In my works, I aim to retain a tension between aesthetic quality and conceptual criticality. For this reason, I should emphasise that my works are not conceived as militant critique on the issues investigated (being the institutional and canonical status of certain art historical narratives, etc), a criticism that would strive to reach conclusions. Rather, my critical strategy is mostly pursued by trying to enact the very notions that my works aim to critique. My works are conceived as specific interventions to highlight tensions, complexities and dilemmas in a particular cultural issue, in the hope of engaging the audience into further dialogue.
Bibliography
Batchelor, D. (2000) Chromophobia. London: Reaktion Books.
Debord, G. et al (1959) ‘Détournement as Negation and Prelude’, in Knabb, K. (ed.) (2006) Situationist International Anthology. 2nd ed. Berkeley: Bureau of Public Secrets.
Crimp, D. (1982) 'Appropriating Appropriation', in Evans, D. (ed.) (2009) Appropriation. Documents of Contemporary Art. Cambridge: MIT Press, pp. 189-193.

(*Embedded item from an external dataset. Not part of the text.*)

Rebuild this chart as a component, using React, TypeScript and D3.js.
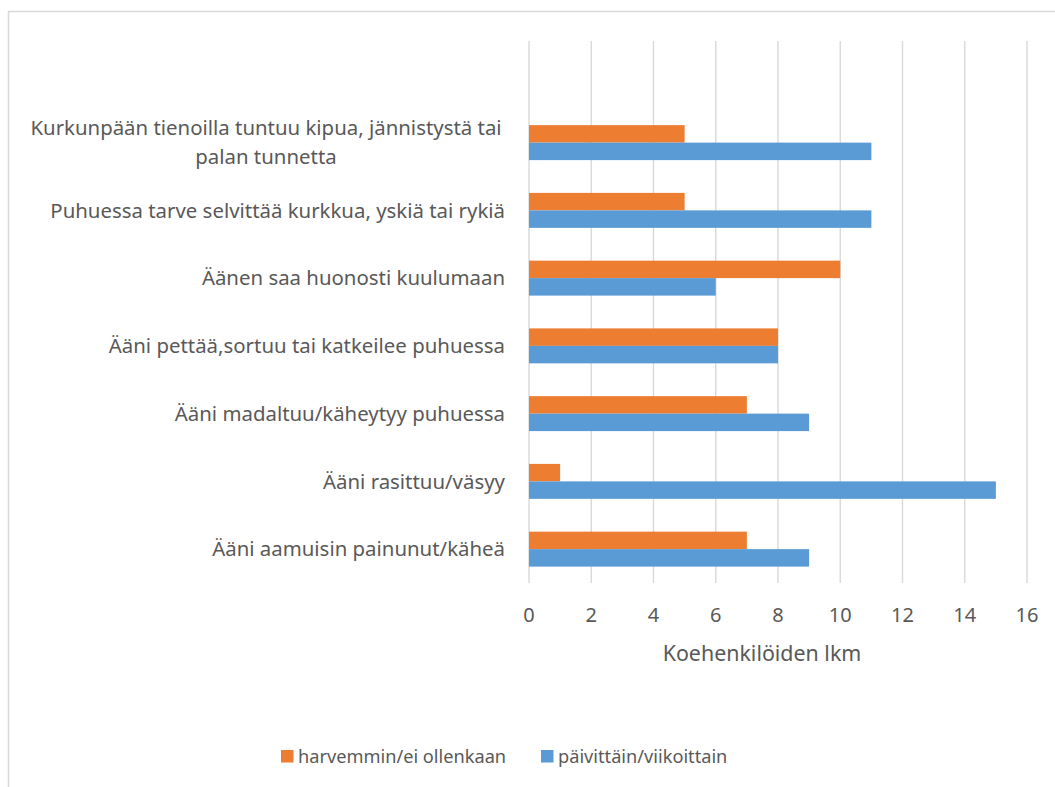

Goldsmith, K. (2011) Uncreative Writing : Managing Language in The Digital Age, New York: Columbia University Press.
Goldsmith, K. (2005) ‘Sentences on Conceptual Writing’. Available: http://www.ubu.com/papers/kg_ol_goldsmith.html. Accessed 3 June 2015.
Harrison, N. (2010) 'The Pictures Generation, the Copyright Act of 1976, and the Reassertion of Authorship in Postmodernity', Art & Education. Available: http://www.artandeducation.net/paper/the-pictures-generation-the-copyright-act-of-1976-and-the-reassertion-of-authorship-in-postmodernity/. Accessed 3 June 2015.
Kosuth, J. (1991) Art After Philosophy And After: Collected Writings, 1966-1990. Edited by Gabriele Guercio and Jean-François Lyotard. Cambridge: MIT Press.
Lippard, L. R. (1973) Six Years: The Dematerialization of The Art Object From 1966 to 1972. New York: Praeger. 1973.
Foster, H. (1996) The Return of the Real. Cambridge MA: MIT Press.
Foster, H. (2002) ‘Archives of Modern Art’. October, Vol. 99, Winter. Cambridge MA: MIT Press.
Riley, C. A. (1995) Color Codes. Lebanon, New Hampshire: UPNE.